If it ain't broke... fix it until it is.
Reported Temperature = TJMax - Digital Thermal Sensor reading
RealTemp is reading TJMax from your CPU so it is using the correct 105C. CPUID is not reading this information from this CPU so it looks like it is guessing at 100C for TJMax and Core Temp is afraid to guess at all so just reports the readings from the digital sensors directly.
It is becoming very obvious that once again Intel has decided to use temperature sensors that have huge amounts of slope error.
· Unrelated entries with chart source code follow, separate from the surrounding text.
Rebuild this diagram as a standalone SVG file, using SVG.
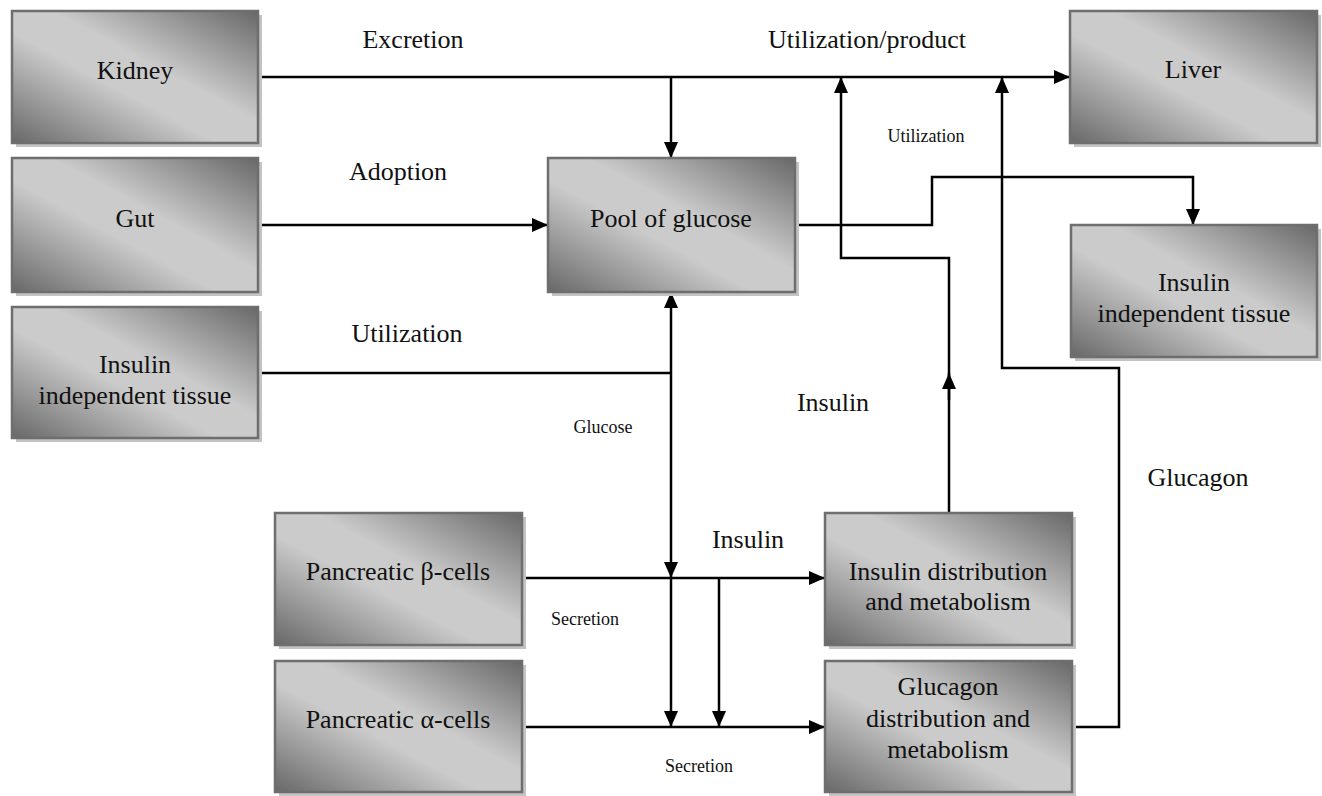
<svg xmlns="http://www.w3.org/2000/svg" width="1322" height="796" viewBox="0 0 1322 796">
<style>
.shadow{fill:#c3c3c3}
.box{fill:url(#g);stroke:#6e6e6e;stroke-width:2.5}
.t{font-size:26px;fill:#111;text-anchor:middle}
.s{font-size:18px;fill:#111;text-anchor:middle}
.c{fill:none;stroke:#000;stroke-width:2.5}
</style>
<defs>
<linearGradient id="g" x1="1" y1="0" x2="0" y2="1">
<stop offset="0" stop-color="#686868"/>
<stop offset="0.42" stop-color="#cbcbcb"/>
<stop offset="0.58" stop-color="#cbcbcb"/>
<stop offset="1" stop-color="#686868"/>
</linearGradient>
<marker id="a" markerUnits="userSpaceOnUse" markerWidth="16" markerHeight="14" viewBox="0 0 16 14" refX="16" refY="7" orient="auto">
<path d="M0,0 L16,7 L0,14 z" fill="#000"/>
</marker>
</defs>
<rect width="1322" height="796" fill="#fff"/>

<g id="connectors">
<path class="c" d="M258,77 H1070" marker-end="url(#a)"/>
<path class="c" d="M671,77 V158" marker-end="url(#a)"/>
<path class="c" d="M258,225 H548" marker-end="url(#a)"/>
<path class="c" d="M795,225 H932 V177 H1193 V225" marker-end="url(#a)"/>
<path class="c" d="M949,513 V258 H841 V77" marker-end="url(#a)"/>
<path class="c" d="M949,400 V373" marker-end="url(#a)"/>
<path class="c" d="M1072,727 H1119 V368 H1002 V77" marker-end="url(#a)"/>
<path class="c" d="M258,373 H671"/>
<path class="c" d="M671,373 V292" marker-end="url(#a)"/>
<path class="c" d="M671,373 V578" marker-end="url(#a)"/>
<path class="c" d="M671,578 V727" marker-end="url(#a)"/>
<path class="c" d="M522,578 H825" marker-end="url(#a)"/>
<path class="c" d="M719,578 V727" marker-end="url(#a)"/>
<path class="c" d="M522,727 H825" marker-end="url(#a)"/>
</g>

<g font-family="'Liberation Serif', 'Times New Roman', Times, serif">
<g id="labels">
<text class="t" x="413" y="48">Excretion</text>
<text class="t" x="867" y="48">Utilization/product</text>
<text class="t" x="398" y="180">Adoption</text>
<text class="t" x="407" y="342">Utilization</text>
<text class="s" x="926" y="142">Utilization</text>
<text class="s" x="603" y="433">Glucose</text>
<text class="t" x="833" y="411">Insulin</text>
<text class="t" x="748" y="548">Insulin</text>
<text class="s" x="585" y="625">Secretion</text>
<text class="s" x="699" y="772">Secretion</text>
<text class="t" x="1198" y="486">Glucagon</text>
</g>

<g id="kidney">
<rect class="shadow" x="16" y="15" width="246" height="132"/>
<rect class="box" x="12" y="11" width="246" height="132"/>
<text class="t" x="135" y="79">Kidney</text>
</g>
<g id="gut">
<rect class="shadow" x="16" y="162" width="246" height="134"/>
<rect class="box" x="12" y="158" width="246" height="134"/>
<text class="t" x="135" y="227">Gut</text>
</g>
<g id="insulin-independent-left">
<rect class="shadow" x="16" y="311" width="246" height="131"/>
<rect class="box" x="12" y="307" width="246" height="131"/>
<text class="t" x="135" y="373">Insulin</text>
<text class="t" x="135" y="404">independent tissue</text>
</g>
<g id="pool">
<rect class="shadow" x="552" y="162" width="247" height="134"/>
<rect class="box" x="548" y="158" width="247" height="134"/>
<text class="t" x="671" y="227">Pool of glucose</text>
</g>
<g id="liver">
<rect class="shadow" x="1074" y="15" width="247" height="132"/>
<rect class="box" x="1070" y="11" width="247" height="132"/>
<text class="t" x="1193" y="78">Liver</text>
</g>
<g id="insulin-independent-right">
<rect class="shadow" x="1075" y="229" width="246" height="132"/>
<rect class="box" x="1071" y="225" width="246" height="132"/>
<text class="t" x="1194" y="291">Insulin</text>
<text class="t" x="1194" y="322">independent tissue</text>
</g>
<g id="beta-cells">
<rect class="shadow" x="279" y="517" width="247" height="132"/>
<rect class="box" x="275" y="513" width="247" height="132"/>
<text class="t" x="398" y="580">Pancreatic β-cells</text>
</g>
<g id="alpha-cells">
<rect class="shadow" x="279" y="665" width="247" height="131"/>
<rect class="box" x="275" y="661" width="247" height="131"/>
<text class="t" x="398" y="728">Pancreatic α-cells</text>
</g>
<g id="insulin-distribution">
<rect class="shadow" x="829" y="517" width="247" height="132"/>
<rect class="box" x="825" y="513" width="247" height="132"/>
<text class="t" x="948" y="580">Insulin distribution</text>
<text class="t" x="948" y="610">and metabolism</text>
</g>
<g id="glucagon-distribution">
<rect class="shadow" x="829" y="665" width="247" height="131"/>
<rect class="box" x="825" y="661" width="247" height="131"/>
<text class="t" x="948" y="695">Glucagon</text>
<text class="t" x="948" y="727">distribution and</text>
<text class="t" x="948" y="758">metabolism</text>
</g>
</g>
</svg>
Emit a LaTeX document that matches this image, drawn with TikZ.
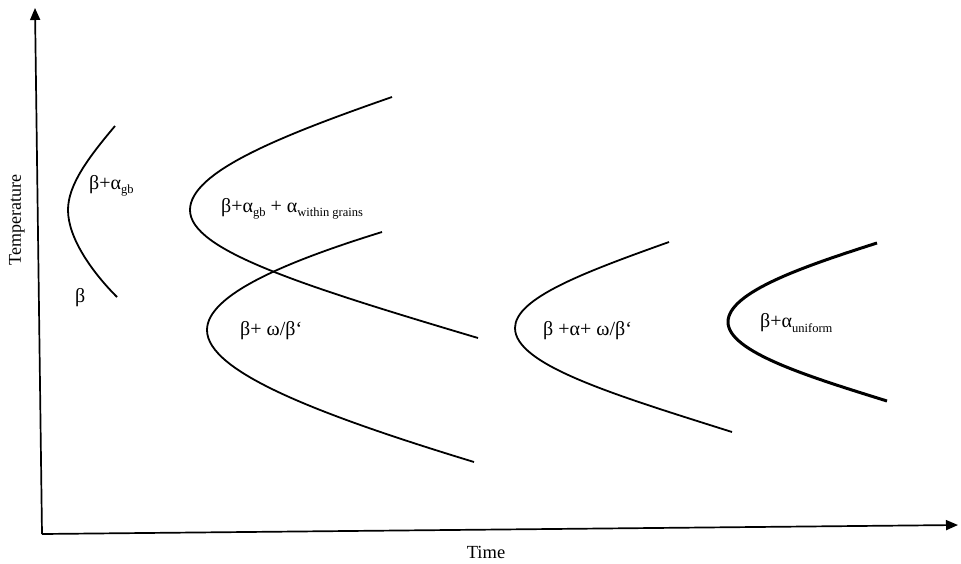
\documentclass[tikz,border=0pt]{standalone}
\usepackage{fontspec}
\setmainfont{Liberation Serif}
\usetikzlibrary{arrows.meta}
\newcommand{\lsub}[1]{\raisebox{-0.45ex}{\fontsize{12.5}{13}\selectfont #1}}
\newcommand{\grv}{\symbol{96}}
\begin{document}
\begin{tikzpicture}[x=1pt,y=-1pt,
  curve/.style={line width=1.8pt},
  thickcurve/.style={line width=3pt},
  axis/.style={line width=1.7pt,-{Triangle[length=12pt,width=10pt]}},
  lab/.style={anchor=west,inner sep=0pt,font=\fontsize{20}{22}\selectfont}]
\useasboundingbox (0,0) rectangle (961,563);
% axes
\coordinate (O) at (42,534);
\coordinate (Ytop) at (35,8);
\coordinate (Xend) at (958,525);
\draw[axis] (O) -- (Ytop);
\draw[axis] (O) -- (Xend);
% curve 1
\coordinate (c1t) at (115,126);
\coordinate (c1v) at (68,210);
\coordinate (c1b) at (117,297);
\draw[curve] (c1t) .. controls (88,158) and (68,185) .. (c1v)
  .. controls (68,238) and (92,272) .. (c1b);
% curve 2
\coordinate (c2t) at (392,97);
\coordinate (c2v) at (190,210);
\coordinate (c2b) at (478,338);
\draw[curve] (c2t) .. controls (280,136) and (190,172) .. (c2v)
  .. controls (190,250) and (300,285) .. (c2b);
% curve 3
\coordinate (c3t) at (382,232);
\coordinate (c3v) at (207,330);
\coordinate (c3b) at (474,462);
\draw[curve] (c3t) .. controls (285,262) and (207,295) .. (c3v)
  .. controls (207,372) and (320,415) .. (c3b);
% curve 4
\coordinate (c4t) at (669,242);
\coordinate (c4v) at (515,328);
\coordinate (c4b) at (732,432);
\draw[curve] (c4t) .. controls (585,272) and (515,298) .. (c4v)
  .. controls (515,365) and (615,395) .. (c4b);
% curve 5
\coordinate (c5t) at (877,243);
\coordinate (c5v) at (728,322);
\coordinate (c5b) at (887,401);
\draw[thickcurve] (c5t) .. controls (805,266) and (728,292) .. (c5v)
  .. controls (728,352) and (810,377) .. (c5b);
% labels
\node[lab] (l1) at (89,186) {β+α\lsub{gb}};
\node[lab] (l2) at (75,298) {β};
\node[lab] (l3) at (221,209) {β+α\lsub{gb} + α\lsub{within grains}};
\node[lab] (l4) at (240,331) {β+ ω/β\grv};
\node[lab] (l5) at (543,331) {β +α+ ω/β\grv};
\node[lab] (l6) at (760,323) {β+α\lsub{uniform}};
\node[font=\fontsize{18}{20}\selectfont,rotate=90] (ylab) at (17,220) {Temperature};
\node[font=\fontsize{18.5}{20}\selectfont] (xlab) at (486,552) {Time};
\end{tikzpicture}
\end{document}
This means the further you get away from the calibration point, the more these sensors will either start reading too high or in your case, they will start reading way too low.
In the old days it wasn't until about 70C that all the slope error would go away and these would start to become somewhat accurate.
The other thing to keep in mind is that even with Intel writing TJMax into each core of a CPU, that's still just a ball park number. Intel has never released the amount of error in that number but plus or minus 5 or 10C would not be out of the question.
With no documentation from Intel, these sensors are useless for 100% accurate core temperature reporting.
The Core i7-920 series used excellent sensors but it looks like Intel has taken a step back and found a way to save a few pennies per CPU again. These new sensors are good enough to trigger thermal throttling and thermal shutdown and that's all Intel really cares about. Even crappy inaccurate sensors are good enough for that purpose.